El viaje, o la naturaleza de este itinerario
que emprende Paula Jiménez España, se define como un “viaje
aventurero”. Una actividad, la del viaje, que puede regodearse en el cosquilleo
de la aventura, pero que, muchas veces, adquiere la fuerza de la voluntad y el
arrojo. En clave personal, haciendo de la valentía un tópico secreto, La vuelta postula la ruptura del aire
anodino de la costumbre y propone un periplo que recoge piedras y tesoros del
pasado y, también, se aligera: el viaje de la experiencia y el del
despojamiento supone, en este caso, un lenguaje sustentado en las virtudes de
la claridad y la comunicabilidad, formas arduas de los mejores poetas.
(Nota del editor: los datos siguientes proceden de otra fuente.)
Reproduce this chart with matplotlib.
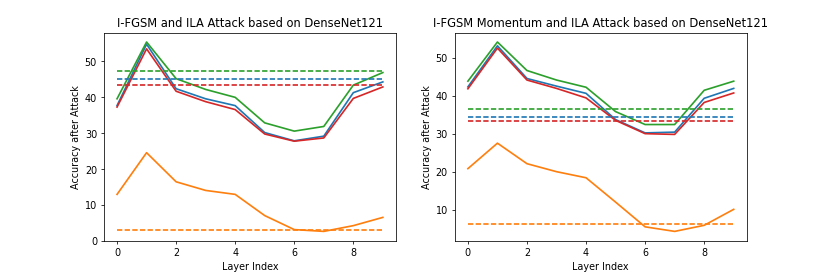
import matplotlib.pyplot as plt
import numpy as np

# ============================================================
# Data
# ============================================================
layers = np.arange(10)

# I-FGSM + ILA, DenseNet121
ifgsm_blue   = [37.6, 54.7, 42.3, 39.5, 37.6, 30.1, 27.8, 29.1, 41.2, 44.2]
ifgsm_orange = [12.9, 24.5, 16.4, 14.0, 12.9, 7.0, 3.1, 2.6, 4.2, 6.5]
ifgsm_green  = [39.5, 55.3, 45.1, 42.1, 39.9, 32.8, 30.5, 31.8, 43.3, 46.8]
ifgsm_red    = [37.2, 53.4, 41.6, 38.7, 36.5, 29.7, 27.7, 28.6, 39.6, 42.8]
ifgsm_base   = [45.0, 2.95, 47.3, 43.3]   # blue, orange, green, red

# I-FGSM Momentum + ILA, DenseNet121
mom_blue   = [42.3, 53.1, 44.5, 42.5, 40.6, 33.7, 30.2, 30.4, 39.3, 41.9]
mom_orange = [20.8, 27.5, 22.1, 20.0, 18.4, 12.0, 5.5, 4.3, 5.9, 10.1]
mom_green  = [43.8, 54.1, 46.6, 44.1, 42.2, 35.8, 32.4, 32.4, 41.4, 43.8]
mom_red    = [41.8, 52.5, 44.1, 41.9, 39.4, 33.5, 30.0, 29.8, 38.2, 40.7]
mom_base   = [34.4, 6.3, 36.5, 33.4]

colors = ["C0", "C1", "C2", "C3"]
LINE_WIDTH = 1.75
DASHES = (3.7 * 1.5 / LINE_WIDTH, 1.6 * 1.5 / LINE_WIDTH)

panels = [
    ("I-FGSM and ILA Attack based on DenseNet121",
     [ifgsm_blue, ifgsm_orange, ifgsm_green, ifgsm_red], ifgsm_base),
    ("I-FGSM Momentum and ILA Attack based on DenseNet121",
     [mom_blue, mom_orange, mom_green, mom_red], mom_base),
]

fig, axes = plt.subplots(1, 2, figsize=(12, 4), dpi=830 / 12)
fig.subplots_adjust(left=0.125, right=0.9, bottom=0.127, top=0.88, wspace=0.2)

for ax, (title, curves, base) in zip(axes, panels):
    for ys, c in zip(curves, colors):
        ax.plot(layers, ys, color=c, linewidth=LINE_WIDTH)
    for b, c in zip(base, colors):
        ax.plot(layers, [b] * len(layers), "--", color=c,
                linewidth=LINE_WIDTH, dashes=DASHES)
    ax.set_title(title)
    ax.set_xlabel("Layer Index")
    ax.set_ylabel("Accuracy after Attack")

fig.savefig("out.png")
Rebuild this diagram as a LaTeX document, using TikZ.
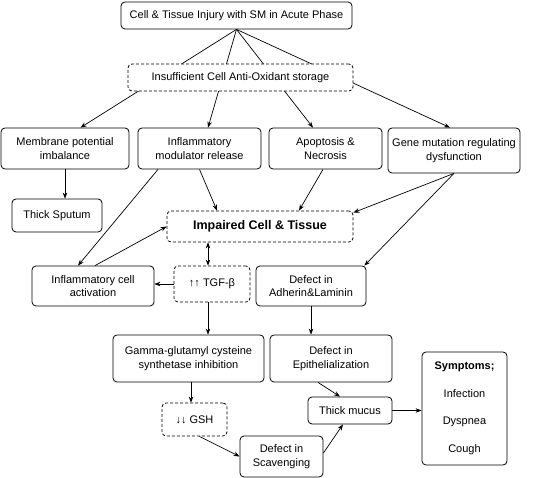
\documentclass[tikz,border=0pt]{standalone}
\usepackage{fontspec}
\setmainfont{Liberation Sans}
\usetikzlibrary{arrows.meta,positioning,calc}

\begin{document}
\begin{tikzpicture}[
    x=1pt, y=-1pt,
    box/.style={draw, rounded corners=4pt, line width=0.8pt, fill=white, align=center, inner sep=1pt,
      font=\fontsize{11}{13.5}\selectfont},
    dbox/.style={box, dash pattern=on 3pt off 2pt},
    >={Stealth[length=6pt,width=4.5pt]},
    every path/.append style={line width=0.7pt}
  ]
    \useasboundingbox (0,0) rectangle (555,478);
    % acute phase and its four results
    \node[box, minimum width=231, minimum height=27] (top) at (236.5,15.5) {Cell \& Tissue Injury with SM in Acute Phase};
    \node[box, minimum width=128, minimum height=41] (mem) at (65,148.5) {Membrane potential\\imbalance};
    \node[box, minimum width=123, minimum height=41] (inf) at (199.5,148.5) {Inflammatory\\modulator release};
    \node[box, minimum width=113, minimum height=41] (apo) at (325.5,148.5) {Apoptosis \&\\Necrosis};
    \node[box, minimum width=132, minimum height=45] (gene) at (454,150.5) {Gene mutation regulating\\dysfunction};
    \node[box, minimum width=90, minimum height=33] (spu) at (57,215.5) {Thick Sputum};

    % middle part
    \node[dbox, minimum width=186, minimum height=31, font=\fontsize{12.5}{15}\selectfont\bfseries] (imp) at (260,226.5) {Impaired Cell \& Tissue};
    \node[box, minimum width=122, minimum height=40] (act) at (93,286) {Inflammatory cell\\activation};
    \node[dbox, minimum width=76, minimum height=36] (tgf) at (212,284) {↑↑ TGF-β};
    \node[box, minimum width=110, minimum height=40] (adh) at (311,286) {Defect in\\Adherin\&Laminin};

    % lower part
    \node[box, minimum width=151, minimum height=47] (gam) at (188.5,358.5) {Gamma-glutamyl cysteine\\synthetase inhibition};
    \node[box, minimum width=122, minimum height=47] (epi) at (331,358.5) {Defect in\\Epithelialization};
    \node[dbox, minimum width=65, minimum height=33] (gsh) at (194.5,419.5) {↓↓ GSH};
    \node[box, minimum width=84, minimum height=27] (muc) at (350,410.5) {Thick mucus};
    \node[box, minimum width=83, minimum height=41] (sca) at (281.5,456.5) {Defect in\\Scavenging};
    \node[box, minimum width=85, minimum height=113] (sym) at (464.5,408.5) {\textbf{Symptoms;}\\[14pt]Infection\\[14pt]Dyspnea\\[14pt]Cough};

    \draw[->] (top.south) -- ([xshift=15.5pt]mem.north);
    \draw[->] (top.south) -- ([xshift=8.5pt]inf.north);
    \draw[->] (top.south) -- ([xshift=-12.5pt]apo.north);
    \draw[->] (top.south) -- ([xshift=-4pt]gene.north);
    % dashed box goes over the four arrows
    \node[dbox, minimum width=225, minimum height=27] (ins) at (240.5,77.5) {Insufficient Cell Anti-Oxidant storage};

    \draw[->] (mem.south) -- (mem.south |- spu.north);
    \draw[->] (inf.south) -- ([xshift=-43pt]imp.north);
    \draw[->] ([xshift=-2.5pt]apo.south) -- ([xshift=39pt]imp.north);
    \draw[->] (gene.south) -- ([yshift=-2pt]imp.north east);
    \draw[->] (gene.south) -- ([xshift=-2pt]adh.north east);
    \draw[->] ([xshift=-41.5pt]inf.south) -- ([xshift=-15pt]act.north);
    \draw[->] ([xshift=2pt]act.north) -- (imp.west);
    \draw[<->] ([xshift=-4pt]tgf.north) -- ([xshift=-4pt]tgf.north |- imp.south);
    \draw[->] (tgf.west) -- (act.east |- tgf.west);
    \draw[->] ([xshift=-4pt]tgf.south) -- ([xshift=-4pt]tgf.south |- gam.north);
    \draw[->] (adh.south) -- (adh.south |- epi.north);
    \draw[->] ([xshift=2.5pt]gam.south) -- ([xshift=2.5pt]gam.south |- gsh.north);
    \draw[->] ([xshift=-13pt]epi.south) -- ([xshift=-10pt]muc.north);
    \draw[->] ([xshift=5pt]gsh.south) -- (sca.west);
    \draw[->] ([yshift=3.5pt]sca.east) -- ([xshift=-7pt]muc.south);
    \draw[->] (muc.east) -- (sym.west |- muc.east);
  \end{tikzpicture}
\end{document}
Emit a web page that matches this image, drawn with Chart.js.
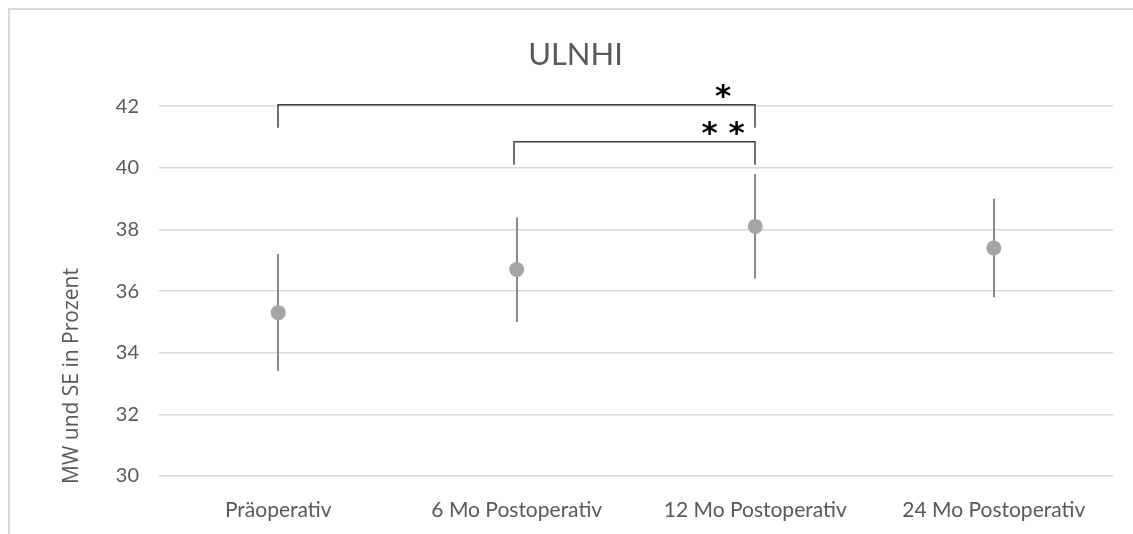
<!DOCTYPE html>
<html>
<head>
<meta charset="utf-8">
<script src="https://cdn.jsdelivr.net/npm/chart.js@4.4.0/dist/chart.umd.min.js"></script>
<style>
  html, body { margin: 0; padding: 0; background: #fff; }
  #wrap { position: relative; width: 1133px; height: 534px; }
  #frame { position: absolute; left: 8px; top: 8px; right: -10px; bottom: -10px;
           border-left: 2px solid #d9d9d9; border-top: 2px solid #d9d9d9; pointer-events: none; }
</style>
</head>
<body>
<div id="wrap">
  <canvas id="myChart" width="1133" height="534"></canvas>
  <div id="frame"></div>
</div>
<script>
const labels = ['Präoperativ', '6 Mo Postoperativ', '12 Mo Postoperativ', '24 Mo Postoperativ'];
const means = [35.3, 36.7, 38.1, 37.4];
const se = [1.9, 1.7, 1.7, 1.6];
const yTicks = [30, 32, 34, 36, 38, 40, 42];
// significance brackets: from category, to category, stars
const sigFrom = [0, 1];
const sigTo = [2, 2];
const sigStars = ['*', '* *'];
const sigLevel = [42.05, 40.85];

const ctx = document.getElementById('myChart');
const grey = '#595959';

const errorBars = {
  id: 'errorBars',
  beforeDatasetsDraw(chart) {
    const c = chart.ctx, x = chart.scales.x, y = chart.scales.y;
    c.save();
    c.strokeStyle = '#8a8a8a';
    c.lineWidth = 2;
    for (let i = 0; i < means.length; i++) {
      const px = Math.round(x.getPixelForValue(i));
      c.beginPath();
      c.moveTo(px, y.getPixelForValue(means[i] + se[i]));
      c.lineTo(px, y.getPixelForValue(means[i] - se[i]));
      c.stroke();
    }
    c.restore();
  },
  afterDraw(chart) {
    const c = chart.ctx, x = chart.scales.x, y = chart.scales.y;
    c.save();
    // brackets
    c.strokeStyle = '#404040';
    c.lineWidth = 1.5;
    for (let i = 0; i < sigFrom.length; i++) {
      const x1 = Math.round(x.getPixelForValue(sigFrom[i])) - (i == 1 ? 3 : 0);
      const x2 = Math.round(x.getPixelForValue(sigTo[i]));
      const top = y.getPixelForValue(sigLevel[i]);
      const bot = y.getPixelForValue(sigLevel[i] - 0.75);
      c.beginPath();
      c.moveTo(x1, bot);
      c.lineTo(x1, top);
      c.lineTo(x2, top);
      c.lineTo(x2, bot);
      c.stroke();
      c.fillStyle = '#000';
      c.font = 'bold 31px "DejaVu Sans"';
      c.textAlign = 'center';
      c.textBaseline = 'middle';
      c.fillText(sigStars[i], x2 - 32, top - 7);
    }
    // y axis title
    c.translate(72, 376);
    c.rotate(-Math.PI / 2);
    c.fillStyle = grey;
    c.font = '21px "Open Sans"';
    c.textAlign = 'center';
    c.textBaseline = 'middle';
    c.fillText('MW und SE in Prozent', 0, 0);
    c.restore();
  }
};

new Chart(ctx, {
  type: 'line',
  data: {
    labels: labels,
    datasets: [{
      label: 'ULNHI',
      data: means,
      showLine: false,
      pointRadius: 7.5,
      pointHoverRadius: 7.5,
      pointBackgroundColor: '#a5a5a5',
      pointBorderWidth: 0,
      borderColor: '#a5a5a5'
    }]
  },
  options: {
    responsive: false,
    animation: false,
    layout: { padding: { left: 38, top: 36, right: 20, bottom: 0 } },
    plugins: {
      legend: { display: false },
      tooltip: { enabled: false },
      title: {
        display: true,
        text: 'ULNHI',
        color: grey,
        font: { family: 'Lato', size: 31, weight: 'normal' },
        padding: { top: 0, bottom: 33 }
      }
    },
    scales: {
      x: {
        offset: true,
        grid: { display: false },
        border: { display: false },
        ticks: { color: grey, font: { family: 'Lato', size: 21 }, padding: 14, maxRotation: 0 },
        afterFit(s) { s.height = 58; }
      },
      y: {
        min: 30,
        max: 42,
        afterBuildTicks(s) { s.ticks = yTicks.map(v => ({ value: v })); },
        grid: { color: '#d9d9d9', lineWidth: 1.5, drawTicks: false },
        border: { display: false },
        ticks: { color: grey, font: { family: 'Lato', size: 20 }, padding: 20 },
        afterFit(s) { s.width = 121; }
      }
    }
  },
  plugins: [errorBars]
});
</script>
</body>
</html>
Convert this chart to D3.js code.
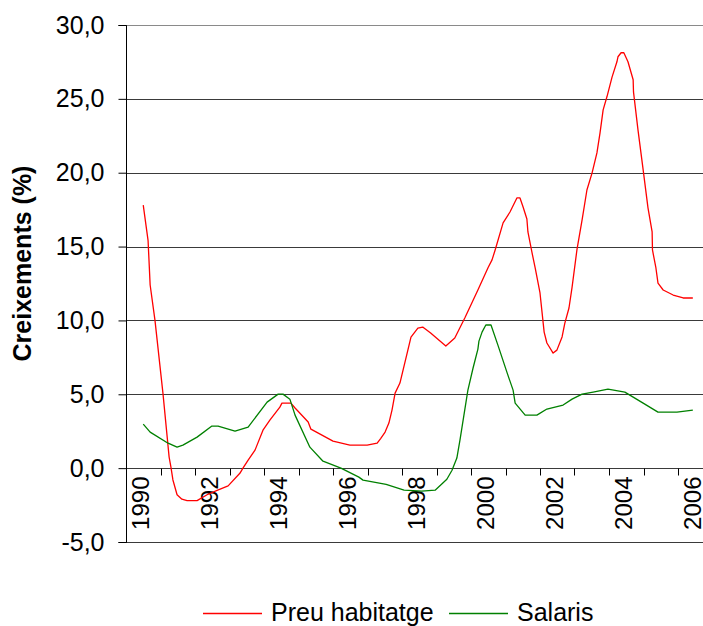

Podemos
entrever otro viaje, además de los mencionados, el viaje gnoseológico. “Quería
conocer lo nuevo” afirma la poeta. ¿Qué será lo nuevo? “En la cumbre de ola de
lo nuevo es donde se refugia lo antiguo, pero en su ruptura, no en su
continuidad” decía Thedor Adorno. ¿Qué será lo nuevo? Lo oscuro del misterio. La
metabolización de la
experiencia. Aquellas zonas que desconocemos de sí y del
otro, lo que apenas sospechamos, un viaje que emprendemos a las arenas movedizas
de la incertidumbre, una fe que atraviesa las aguas del río de Heráclicto, el
río del cambio, que puede hacer más cierto nuestro estreno en los avatares de
la alegría.
Dijimos que este viaje tiene el propósito de la aventura y
el conocimiento, pero no deja de iniciarse como un acto de la voluntad. La voluntad,
una noción, a veces, ensombrecida o que, a menudo, carece de buena prensa , implica
el brío del que desea vivir, y el esfuerzo en romper con aquello establecido y
ya distante de la
vivacidad. Conocer lo nuevo, alejarse de lo que ya ha perdido
el brillo original es, no sólo presentir un malestar, sino comprender que
viajar a otra parte es abrir una puerta a las infinitas formas de lo
desconocido, confiar, ahora sí, en la improvisación como hoja de ruta del
deseo, de eso oscuro que anhelamos desde antiguo.